If I were in discussion with John of Damascus I hope that we would find much to agree with and we would say of each other that we had found the same substance of faith. Then we would have to deal with issues such as the status of Chalcedon. But it is almost fanatical to begin with Chalcedon, on both sides, since that precludes any discovery of agreement. Our hierarchs have engaged in such discussion and have found that which many of us also have understood, that there is a substantial unity of faith between the EO and OO. This does not remove obstacles to unity, but it does mean that we begin where we really are in relation to each other, and discuss with each other on the basis of truth and not polemics and stereotypes.
The SAS, in my view, is simply the recognition of the position where we are at when we meet each other. It does not guarantee or necessitate union. But it does preclude false accusations and stereotypes and requires a more careful and accurate tone of discussion. There are lots of EO I meet who think I am a heretic, mostly Western converts, but that is their ignorance, it should not be allowed to set the tone of our general response to the wider mainstream communion of EO.
When Archbishop Gregorios and Metropolitan John attended the consecration of the Syrian Orthodox Cathedral in London they did not come as visitors to group they had nothing in connection with. And when Archbishop Gregorios asked that the Holy Spirit would descend and fill the place as it was used for worship I did not sense he was saying things he did not mean. Indeed he said that they were from his heart. This is surely a working out of the fellowship that many feel between the EO and OO, for all of the difficulties which Chalcedon still represents.
Our opposition to Chalcedon remains rooted in the events surrounding it, as is reasonable, but when we meet with the EO we are doing so on the basis of Chalcedon corrected by Constantinople 553. We must be clear which Chalcedon we are dealing with. It is a little like some atrocity happening in a war, the war continues and a peace is brokered and relations become friendly. When thinking about the atrocity there is always a need to preserve the condemnation of what happened, but when dealing with the relations with the other country, though the atrocity will need to be dealt with in due course to normalise relations, it is not helpful for it to be the only means of describing that other country, especially as time passes.

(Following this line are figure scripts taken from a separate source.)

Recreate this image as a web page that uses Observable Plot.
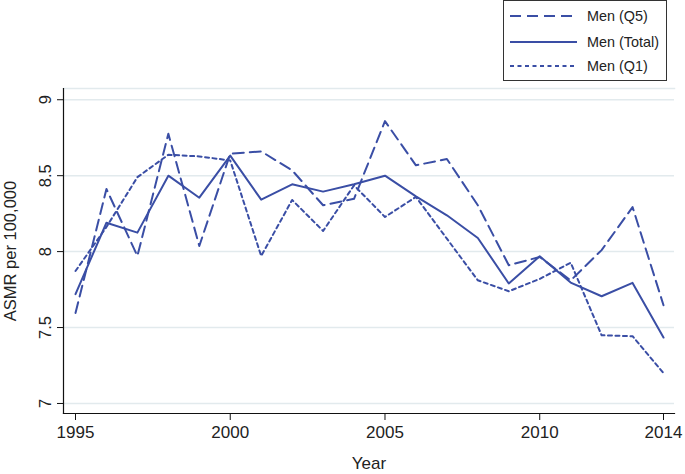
<!DOCTYPE html>
<html>
<head>
<meta charset="utf-8">
<script src="https://cdn.jsdelivr.net/npm/d3@7"></script>
<script src="https://cdn.jsdelivr.net/npm/@observablehq/plot@0.6"></script>
<style>
  html, body { margin: 0; padding: 0; background: #fff; }
  #wrap { position: relative; width: 685px; height: 474px; font-family: "Liberation Sans", Arial, Helvetica, sans-serif; }
  #legend { position: absolute; left: 503px; top: 0px; width: 164px; height: 81px; border: 1px solid #333; background: #fff; box-sizing: border-box; }
  .row { position: absolute; left: 6px; height: 20px; display: flex; align-items: center; }
  .row span { font-size: 14.4px; color: #222; margin-left: 9px; }
</style>
</head>
<body>
<div id="wrap"></div>
<script>
const years = [1995,1996,1997,1998,1999,2000,2001,2002,2003,2004,2005,2006,2007,2008,2009,2010,2011,2012,2013,2014];
const q5    = [7.596,8.412,7.971,8.776,8.037,8.645,8.660,8.535,8.305,8.348,8.859,8.568,8.610,8.305,7.910,7.965,7.810,8.010,8.293,7.647];
const total = [7.720,8.190,8.125,8.500,8.355,8.632,8.342,8.443,8.395,8.443,8.500,8.364,8.239,8.090,7.790,7.969,7.796,7.706,7.794,7.434];
const q1    = [7.872,8.162,8.490,8.638,8.627,8.600,7.971,8.340,8.136,8.436,8.228,8.360,8.085,7.811,7.739,7.820,7.927,7.449,7.443,7.200];
const yTicks = [7, 7.5, 8, 8.5, 9];
const xTicks = [1995, 2000, 2005, 2010, 2014];
const seriesLabels = ["Men (Q5)", "Men (Total)", "Men (Q1)"];
const dashes = ["11,6", null, "4,3.5"];
const color = "#3a4ea5";

const series = [q5, total, q1];

const chart = Plot.plot({
  width: 685,
  height: 474,
  marginLeft: 63,
  marginRight: 11,
  marginTop: 88,
  marginBottom: 61,
  style: { fontFamily: "'Liberation Sans', Arial, Helvetica, sans-serif", fontSize: "16.5px", color: "#222", background: "#fff" },
  x: { domain: [1994.612, 2014.355] },
  y: { domain: [6.934, 9.074] },
  marks: [
    Plot.gridY(yTicks, { stroke: "#e2eaed", strokeOpacity: 1, strokeWidth: 1.5 }),
    Plot.frame({ anchor: "top", stroke: "#e2eaed", strokeWidth: 1.5 }),
    ...series.map((s, k) => Plot.line(years, {
      x: d => d,
      y: (d, i) => s[i],
      stroke: color,
      strokeWidth: 2,
      strokeDasharray: dashes[k] || undefined
    })),
    Plot.frame({ anchor: "left", stroke: "#111", strokeWidth: 1.2 }),
    Plot.frame({ anchor: "bottom", stroke: "#111", strokeWidth: 1.2 }),
    Plot.axisX(xTicks, {
      tickFormat: d => String(d),
      tickSize: 7,
      tickPadding: 5,
      stroke: "#111",
      label: "Year",
      labelAnchor: "center",
      labelArrow: "none",
      labelOffset: 55,
      fontSize: 17
    }),
    Plot.axisY(yTicks, {
      tickFormat: d => String(d),
      tickSize: 6,
      tickPadding: 7,
      tickRotate: -90,
      textAnchor: "middle",
      lineAnchor: "bottom",
      stroke: "#111",
      label: "ASMR per 100,000",
      labelAnchor: "center",
      labelArrow: "none",
      labelOffset: 59
    })
  ]
});

const wrap = document.getElementById("wrap");
wrap.appendChild(chart);

const legend = document.createElement("div");
legend.id = "legend";
const rowTops = [5, 31, 55];
seriesLabels.forEach((lab, k) => {
  const row = document.createElement("div");
  row.className = "row";
  row.style.top = rowTops[k] + "px";
  const svg = d3.create("svg").attr("width", 68).attr("height", 20);
  svg.append("line").attr("x1", 0).attr("x2", 67).attr("y1", 10).attr("y2", 10)
    .attr("stroke", color).attr("stroke-width", 2)
    .attr("stroke-dasharray", dashes[k] || null);
  row.appendChild(svg.node());
  const sp = document.createElement("span");
  sp.textContent = lab;
  row.appendChild(sp);
  legend.appendChild(row);
});
wrap.appendChild(legend);
</script>
</body>
</html>
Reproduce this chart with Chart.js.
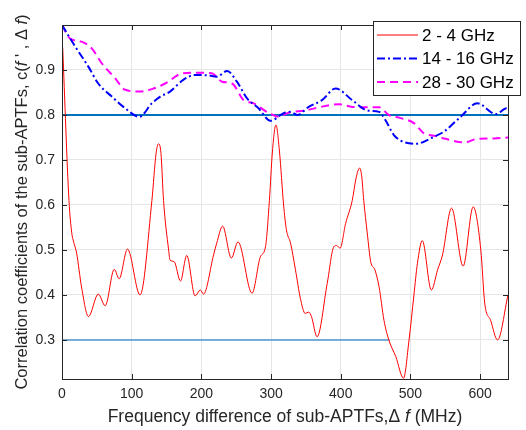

It is a little like me always saying to a Frenchman, 'We will have nothing to do with you until you repudiate the Norman Invasion of 1066!'. Chalcedon is more important than that. But it is how we are being encouraged to act. The Frenchman might say, 'What about our co-operation in the First and Second World Wars? Doesn't that count for something?'. And surely it must even if it doesn't take away the hurt and offence of the Norman Invasion. We would have to deal with the Frenchman through the prism of the co-operation in the First and Second World Wars, even while we still consider the Norman Conquest as an event in its own time. Of course if the Frenchman laughs at me and says 'I spit on your bowler hat, we humiliated you in 1066 and you deserved it' then a response might be different.
But my general point is that there is a difference between an historical event in its context, and the ongoing development of the belief of a group which considers that event important but which also moderates and changes its view of that event. They cannot be treated as the same.